--- start ---

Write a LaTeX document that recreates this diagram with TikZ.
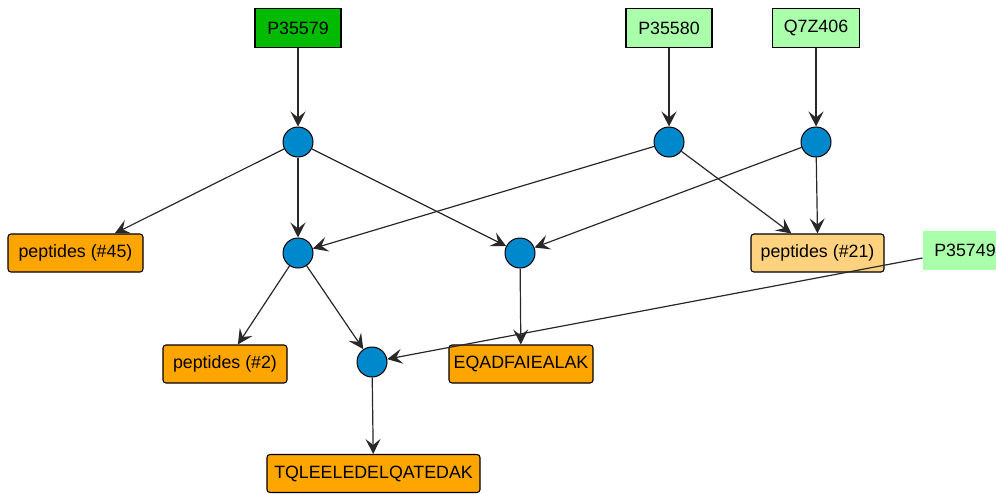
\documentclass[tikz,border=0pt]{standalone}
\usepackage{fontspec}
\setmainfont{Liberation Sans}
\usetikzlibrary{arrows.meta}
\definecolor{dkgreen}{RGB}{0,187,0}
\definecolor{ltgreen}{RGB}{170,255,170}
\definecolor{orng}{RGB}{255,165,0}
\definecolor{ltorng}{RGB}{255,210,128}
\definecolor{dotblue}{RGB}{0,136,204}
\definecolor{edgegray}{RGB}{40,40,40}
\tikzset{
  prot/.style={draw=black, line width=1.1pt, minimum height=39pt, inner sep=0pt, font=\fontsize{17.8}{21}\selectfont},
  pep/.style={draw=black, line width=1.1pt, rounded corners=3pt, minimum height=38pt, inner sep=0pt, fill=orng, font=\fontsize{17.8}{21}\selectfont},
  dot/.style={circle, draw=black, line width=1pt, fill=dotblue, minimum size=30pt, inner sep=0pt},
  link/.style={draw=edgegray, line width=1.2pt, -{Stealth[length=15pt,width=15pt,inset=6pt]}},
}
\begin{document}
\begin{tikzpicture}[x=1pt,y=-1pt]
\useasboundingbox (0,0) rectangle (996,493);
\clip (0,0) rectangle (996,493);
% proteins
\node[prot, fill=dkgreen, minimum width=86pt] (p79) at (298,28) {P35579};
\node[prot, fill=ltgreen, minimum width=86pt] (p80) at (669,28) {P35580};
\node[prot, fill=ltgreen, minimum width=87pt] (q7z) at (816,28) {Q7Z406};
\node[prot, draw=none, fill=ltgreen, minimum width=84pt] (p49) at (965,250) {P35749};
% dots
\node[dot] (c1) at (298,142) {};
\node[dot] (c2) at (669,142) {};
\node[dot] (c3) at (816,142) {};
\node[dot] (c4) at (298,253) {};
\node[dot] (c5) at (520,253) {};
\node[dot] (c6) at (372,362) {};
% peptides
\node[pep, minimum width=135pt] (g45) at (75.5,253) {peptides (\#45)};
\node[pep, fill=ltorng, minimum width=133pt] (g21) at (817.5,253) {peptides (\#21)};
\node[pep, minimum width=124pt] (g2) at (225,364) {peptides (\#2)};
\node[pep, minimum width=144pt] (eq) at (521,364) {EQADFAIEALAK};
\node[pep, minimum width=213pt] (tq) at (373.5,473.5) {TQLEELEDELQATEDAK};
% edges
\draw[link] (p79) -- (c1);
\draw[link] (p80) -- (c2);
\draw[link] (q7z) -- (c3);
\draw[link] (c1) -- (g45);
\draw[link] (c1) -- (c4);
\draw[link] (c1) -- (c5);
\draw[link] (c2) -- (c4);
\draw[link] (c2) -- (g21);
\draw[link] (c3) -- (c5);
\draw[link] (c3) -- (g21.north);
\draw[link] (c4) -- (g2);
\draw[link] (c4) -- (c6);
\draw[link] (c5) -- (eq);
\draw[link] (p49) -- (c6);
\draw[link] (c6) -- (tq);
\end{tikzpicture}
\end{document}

--- end ---

== CHALLENGE ==
Return the listing above unchanged, apart from dropping its pictures.

== THE ANSWER ==
Write a LaTeX document that recreates this diagram with TikZ.
\documentclass[tikz,border=0pt]{standalone}
\usepackage{fontspec}
\setmainfont{Liberation Sans}
\usetikzlibrary{arrows.meta}
\definecolor{dkgreen}{RGB}{0,187,0}
\definecolor{ltgreen}{RGB}{170,255,170}
\definecolor{orng}{RGB}{255,165,0}
\definecolor{ltorng}{RGB}{255,210,128}
\definecolor{dotblue}{RGB}{0,136,204}
\definecolor{edgegray}{RGB}{40,40,40}
\tikzset{
  prot/.style={draw=black, line width=1.1pt, minimum height=39pt, inner sep=0pt, font=\fontsize{17.8}{21}\selectfont},
  pep/.style={draw=black, line width=1.1pt, rounded corners=3pt, minimum height=38pt, inner sep=0pt, fill=orng, font=\fontsize{17.8}{21}\selectfont},
  dot/.style={circle, draw=black, line width=1pt, fill=dotblue, minimum size=30pt, inner sep=0pt},
  link/.style={draw=edgegray, line width=1.2pt, -{Stealth[length=15pt,width=15pt,inset=6pt]}},
}
\begin{document}
\begin{tikzpicture}[x=1pt,y=-1pt]
\useasboundingbox (0,0) rectangle (996,493);
\clip (0,0) rectangle (996,493);
% proteins
\node[prot, fill=dkgreen, minimum width=86pt] (p79) at (298,28) {P35579};
\node[prot, fill=ltgreen, minimum width=86pt] (p80) at (669,28) {P35580};
\node[prot, fill=ltgreen, minimum width=87pt] (q7z) at (816,28) {Q7Z406};
\node[prot, draw=none, fill=ltgreen, minimum width=84pt] (p49) at (965,250) {P35749};
% dots
\node[dot] (c1) at (298,142) {};
\node[dot] (c2) at (669,142) {};
\node[dot] (c3) at (816,142) {};
\node[dot] (c4) at (298,253) {};
\node[dot] (c5) at (520,253) {};
\node[dot] (c6) at (372,362) {};
% peptides
\node[pep, minimum width=135pt] (g45) at (75.5,253) {peptides (\#45)};
\node[pep, fill=ltorng, minimum width=133pt] (g21) at (817.5,253) {peptides (\#21)};
\node[pep, minimum width=124pt] (g2) at (225,364) {peptides (\#2)};
\node[pep, minimum width=144pt] (eq) at (521,364) {EQADFAIEALAK};
\node[pep, minimum width=213pt] (tq) at (373.5,473.5) {TQLEELEDELQATEDAK};
% edges
\draw[link] (p79) -- (c1);
\draw[link] (p80) -- (c2);
\draw[link] (q7z) -- (c3);
\draw[link] (c1) -- (g45);
\draw[link] (c1) -- (c4);
\draw[link] (c1) -- (c5);
\draw[link] (c2) -- (c4);
\draw[link] (c2) -- (g21);
\draw[link] (c3) -- (c5);
\draw[link] (c3) -- (g21.north);
\draw[link] (c4) -- (g2);
\draw[link] (c4) -- (c6);
\draw[link] (c5) -- (eq);
\draw[link] (p49) -- (c6);
\draw[link] (c6) -- (tq);
\end{tikzpicture}
\end{document}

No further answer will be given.